- Born: Eriel Tchekwie Deranger 1979 (age 46–47)
- Occupations: Indigenous rights and climate change activist
- Employer: Indigenous Climate Action

= Eriel Deranger =

Indigenous climate activist; executive director of Indigenous Climate Action

Eriel Tchekwie Deranger (born 1979) is a Dënesųłiné indigenous rights activist and climate activist. She is executive director of Indigenous Climate Action.

== Career ==
Deranger worked as communications coordinator for the Athabasca Chipewyan First Nation beginning in 2011. She has also worked for Rainforest Action Network and Sierra Club Canada. Her work and activism has focused on the recognition of the sovereignty of the indigenous people of the Treaty 8 area of Canada.

Deranger organized activism and indigenous protests against the expansion of the Athabasca oil sands in Alberta, Canada. She was a founder of the Tar Sands Healing Walk, an annual ceremony from 2010-2014.

In 2015, Deranger was one of several cofounders of Indigenous Climate Action, an indigenous-led organization that argues that Indigenous rights and knowledge are a necessary part of addressing climate change and achieving climate justice. The organization also developed resources for indigenous communities facing the effects of climate change.

In 2017, Deranger became executive director of Indigenous Climate Action.

== Personal life ==
Deranger was born in 1979 and is Dënesųłiné and a member of the Athabasca Chipewyan First Nation. Deranger's parents were members of the American Indian Movement who met at the Wounded Knee Occupation.

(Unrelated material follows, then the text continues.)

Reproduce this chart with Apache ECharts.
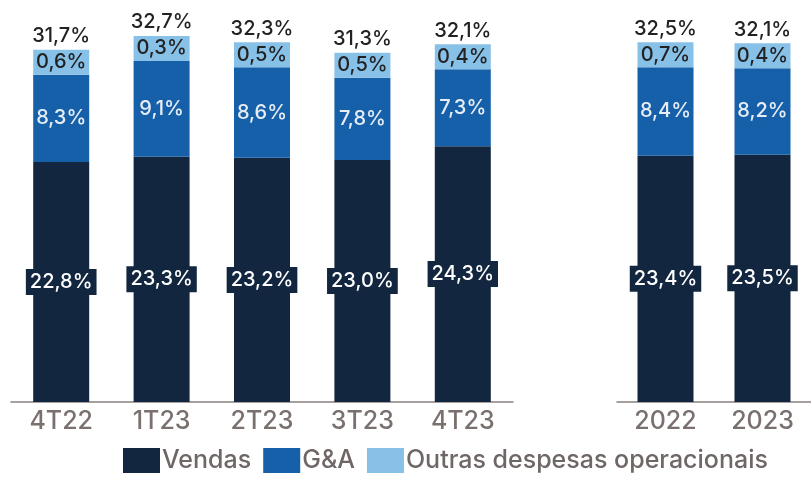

Deranger is married and has two children.

== In media ==
Deranger was one of three activists profiled in the 2012 documentary Elemental, which depicts her opposition to the Keystone Pipeline.

== Selected publications ==

- Deranger, Eriel. Climate Emergency & the Colonial Response. Yellowhead Institute, 2 July 2021.
- Deranger, Eriel Tchekwie. The Green New Deal In Canada: Challenges For Indigenous Participation. Yellowhead Institute, 15 July 2019.
- Deranger, Eriel. I feel betrayed by the government and a system that has destroyed the spirit of my people. Canada's National Observer, 24 April 2018.
- Deranger, Eriel. The fight against tar sands is about more than the environment. Red Pepper, 25 October 2015.